Thursday, 15 September 2011

This Asbestos dream home

Work on the bathroom continues apace.

Or at least it did, until I took a few loose tiles off the bathroom wall, and discovered what appeared to be sheets of Asbestos making up the wall.

Now, Asbestos was once considered the wonder material for building. You could turn it into sheets. It wouldn’t catch fire. You could drill it, saw it. Even make a bathroom cabinet out of it. I know: we had one in the family.

But after a while, people started getting ill. In the UK, it was only used for a few garden sheds, but in Australia most of the post-war dream homes of the Western Suburbs were built of the stuff. And that was when people started keeling over, in alarmingly high numbers.

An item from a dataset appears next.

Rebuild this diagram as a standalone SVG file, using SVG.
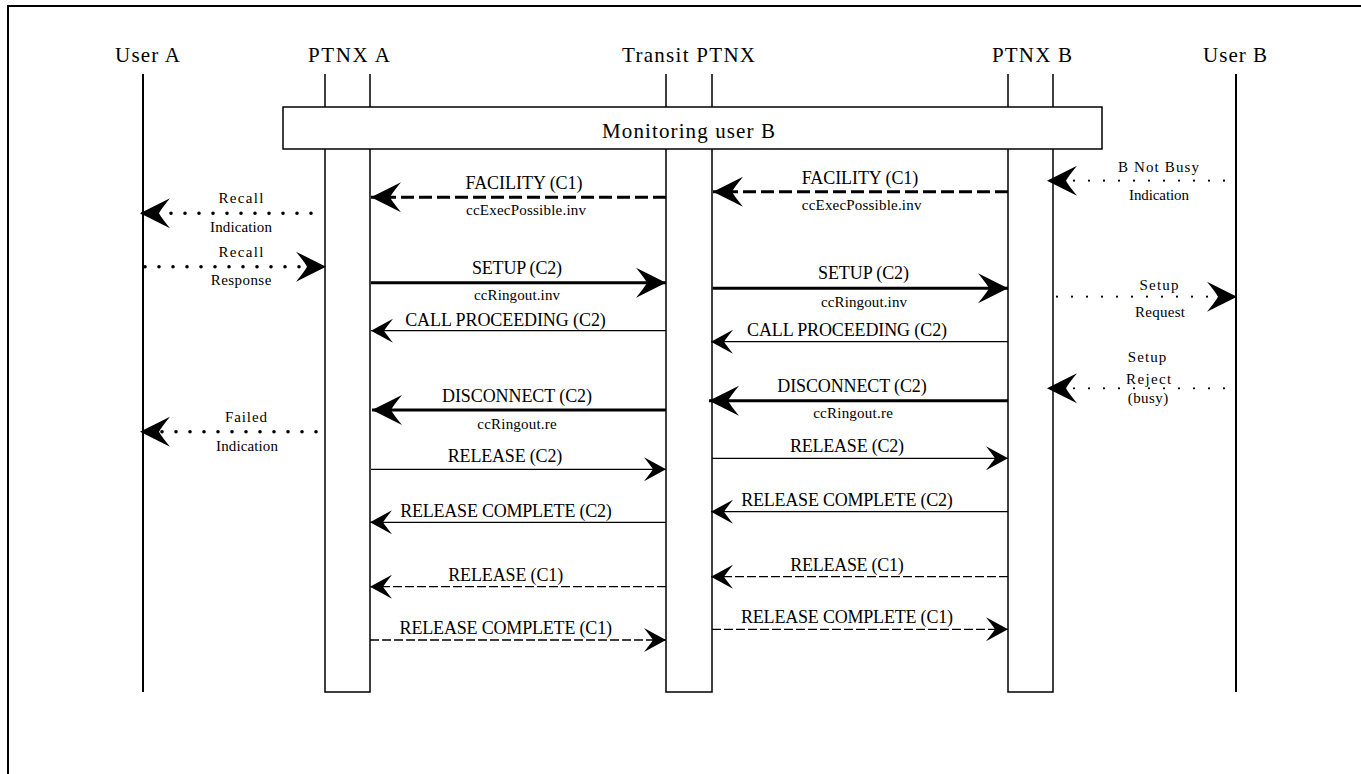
<svg xmlns="http://www.w3.org/2000/svg" width="1361" height="774" viewBox="0 0 1361 774">
<style>
text{font-family:"Liberation Serif","Times New Roman",serif;fill:#000;text-anchor:middle}
.h{font-size:21px}
.m{font-size:18px}
.s{font-size:15px}
.ll{fill:none;stroke:#000;stroke-width:2}
.bx{fill:none;stroke:#000;stroke-width:1.5}
.tk{fill:none;stroke:#000;stroke-width:3}
.tn{fill:none;stroke:#000;stroke-width:1.3}
.dsh{stroke-dasharray:13 5}
.dsn{stroke-dasharray:9 3}
.dotb{fill:none;stroke:#000;stroke-width:3.6;stroke-linecap:round;stroke-dasharray:0 14}
.dots{fill:none;stroke:#000;stroke-width:2.2;stroke-linecap:round;stroke-dasharray:0 15}
.big{marker-end:url(#ab)}
.sml{marker-end:url(#as)}
</style>
<defs>
<marker id="ab" markerUnits="userSpaceOnUse" viewBox="-32 -17 34 34" markerWidth="34" markerHeight="34" refX="0" refY="0" orient="auto" overflow="visible">
<path d="M0,0 L-30,-15 Q-21,-4 -19,0 Q-21,4 -30,15 Z" fill="#000"/>
</marker>
<marker id="as" markerUnits="userSpaceOnUse" viewBox="-24 -13 26 26" markerWidth="26" markerHeight="26" refX="0" refY="0" orient="auto" overflow="visible">
<path d="M0,0 L-22,-12 Q-15,-3 -13,0 Q-15,3 -22,12 Z" fill="#000"/>
</marker>
</defs>
<rect width="1361" height="774" fill="#fff"/>
<path d="M8,774 V6 H1361" fill="none" stroke="#000" stroke-width="2"/>

<g id="userA">
<text class="h" x="147.5" y="61.7" textLength="65" lengthAdjust="spacing">User A</text>
<line class="ll" x1="143" y1="74" x2="143" y2="692"/>
</g>
<g id="ptnxA">
<text class="h" x="349" y="61.7" textLength="82" lengthAdjust="spacing">PTNX A</text>
<path class="bx" d="M325,74 V692 H370 V74"/>
</g>
<g id="transit">
<text class="h" x="688.5" y="61.7" textLength="133" lengthAdjust="spacing">Transit PTNX</text>
<path class="bx" d="M666,74 V692 H712 V74"/>
</g>
<g id="ptnxB">
<text class="h" x="1032" y="61.7" textLength="80" lengthAdjust="spacing">PTNX B</text>
<path class="bx" d="M1008,74 V692 H1053 V74"/>
</g>
<g id="userB">
<text class="h" x="1235" y="61.7" textLength="64" lengthAdjust="spacing">User B</text>
<line class="ll" x1="1236" y1="74" x2="1236" y2="692"/>
</g>
<g id="monitoring">
<rect x="283" y="107" width="819" height="42" fill="#fff" stroke="#000" stroke-width="1.5"/>
<text class="h" x="688.5" y="138.3" textLength="173" lengthAdjust="spacing">Monitoring user B</text>
</g>

<g id="connectors">
<!-- FACILITY -->
<path class="tk dsh big" d="M666,197.3 H371"/>
<text class="m" x="524" y="189" textLength="117" lengthAdjust="spacing">FACILITY (C1)</text>
<text class="s" x="526" y="215" textLength="120" lengthAdjust="spacing">ccExecPossible.inv</text>
<path class="tk dsh big" d="M1008,191.7 H713"/>
<text class="m" x="860" y="184" textLength="116.5" lengthAdjust="spacing">FACILITY (C1)</text>
<text class="s" x="861.6" y="210" textLength="119.6" lengthAdjust="spacing">ccExecPossible.inv</text>
<!-- B Not Busy -->
<path class="dots big" d="M1224,180.7 H1047"/>
<text class="s" x="1158.5" y="172" textLength="81" lengthAdjust="spacing">B Not Busy</text>
<text class="s" x="1159" y="200" textLength="60" lengthAdjust="spacing">Indication</text>
<!-- Recall Indication -->
<path class="dotb big" d="M311,213.3 H140"/>
<text class="s" x="241" y="203" textLength="45" lengthAdjust="spacing">Recall</text>
<text class="s" x="241" y="231.7" textLength="62" lengthAdjust="spacing">Indication</text>
<!-- Recall Response -->
<path class="dotb big" d="M145,266.7 H326"/>
<text class="s" x="241" y="256.7" textLength="45" lengthAdjust="spacing">Recall</text>
<text class="s" x="241" y="285" textLength="60.6" lengthAdjust="spacing">Response</text>
<!-- SETUP -->
<path class="tk big" d="M371,282.7 H666"/>
<text class="m" x="517" y="274.3" textLength="90" lengthAdjust="spacing">SETUP (C2)</text>
<text class="s" x="517" y="300" textLength="86" lengthAdjust="spacing">ccRingout.inv</text>
<path class="tk big" d="M712.6,288.3 H1008"/>
<text class="m" x="863.5" y="279" textLength="91" lengthAdjust="spacing">SETUP (C2)</text>
<text class="s" x="864" y="306.7" textLength="86" lengthAdjust="spacing">ccRingout.inv</text>
<!-- Setup Request -->
<path class="dots big" d="M1057,296.7 H1237"/>
<text class="s" x="1159" y="290" textLength="39" lengthAdjust="spacing">Setup</text>
<text class="s" x="1160" y="316.7" textLength="50" lengthAdjust="spacing">Request</text>
<!-- CALL PROCEEDING -->
<path class="tn sml" d="M666,330.7 H371"/>
<text class="m" x="505.5" y="325.7" textLength="200.7" lengthAdjust="spacing">CALL PROCEEDING (C2)</text>
<path class="tn sml" d="M1008,341.7 H711"/>
<text class="m" x="847" y="336" textLength="200" lengthAdjust="spacing">CALL PROCEEDING (C2)</text>
<!-- Setup Reject -->
<path class="dots big" d="M1224,388.3 H1047"/>
<text class="s" x="1147" y="362" textLength="38.6" lengthAdjust="spacing">Setup</text>
<text class="s" x="1148.6" y="384" textLength="45" lengthAdjust="spacing">Reject</text>
<text class="s" x="1148" y="403.3" textLength="40.5" lengthAdjust="spacing">(busy)</text>
<!-- DISCONNECT -->
<path class="tk big" d="M666,410 H372"/>
<text class="m" x="517" y="401.7" textLength="150" lengthAdjust="spacing">DISCONNECT (C2)</text>
<text class="s" x="517" y="429.3" textLength="79.3" lengthAdjust="spacing">ccRingout.re</text>
<path class="tk big" d="M1008,400.7 H709"/>
<text class="m" x="852" y="391.7" textLength="149.4" lengthAdjust="spacing">DISCONNECT (C2)</text>
<text class="s" x="853" y="418.3" textLength="79.6" lengthAdjust="spacing">ccRingout.re</text>
<!-- Failed Indication -->
<path class="dotb big" d="M316,431.7 H140"/>
<text class="s" x="246" y="422.3" textLength="42" lengthAdjust="spacing">Failed</text>
<text class="s" x="247" y="450.7" textLength="62" lengthAdjust="spacing">Indication</text>
<!-- RELEASE C2 -->
<path class="tn sml" d="M371,469.3 H666"/>
<text class="m" x="505" y="461.7" textLength="114.5" lengthAdjust="spacing">RELEASE (C2)</text>
<path class="tn sml" d="M712,458.3 H1008"/>
<text class="m" x="847" y="451.7" textLength="114" lengthAdjust="spacing">RELEASE (C2)</text>
<!-- RELEASE COMPLETE C2 -->
<path class="tn sml" d="M666,522.3 H370"/>
<text class="m" x="506" y="516.7" textLength="211.5" lengthAdjust="spacing">RELEASE COMPLETE (C2)</text>
<path class="tn sml" d="M1008,511.7 H711"/>
<text class="m" x="847" y="506" textLength="211.5" lengthAdjust="spacing">RELEASE COMPLETE (C2)</text>
<!-- RELEASE C1 -->
<path class="tn dsn sml" d="M666,586.7 H370"/>
<text class="m" x="505.7" y="580.7" textLength="115" lengthAdjust="spacing">RELEASE (C1)</text>
<path class="tn dsn sml" d="M1008,576.7 H711"/>
<text class="m" x="847" y="570.7" textLength="113.4" lengthAdjust="spacing">RELEASE (C1)</text>
<!-- RELEASE COMPLETE C1 -->
<path class="tn dsn sml" d="M370,640 H666"/>
<text class="m" x="505.8" y="634.3" textLength="212.4" lengthAdjust="spacing">RELEASE COMPLETE (C1)</text>
<path class="tn dsn sml" d="M712,629.3 H1008"/>
<text class="m" x="847" y="622.7" textLength="212" lengthAdjust="spacing">RELEASE COMPLETE (C1)</text>
</g>
</svg>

Instead of being inert – as many builders had thought (as in, wouldn’t ‘ert a fly), it was infact composed of millions of minute fibres, that once sawn, broken, drilled, anything in fact that was the reason why people bought it in the first place, and it would lodge in the lungs, causing a painful death some 20 or 30 years later.
Sydney is now the asbestos death capital of the world, with thousands dead thanks to what they thought was a new life in the country.

And now I’ve found my asbestos sheets, I’m understandably anxious that I don’t follow them. Which is why the whole gammit of environmental waste disposal are swinging into action on Tuesday, sealing the place in plastic, sucking the life out of the air (but, you note, not me) and carting off a ton of asbestos.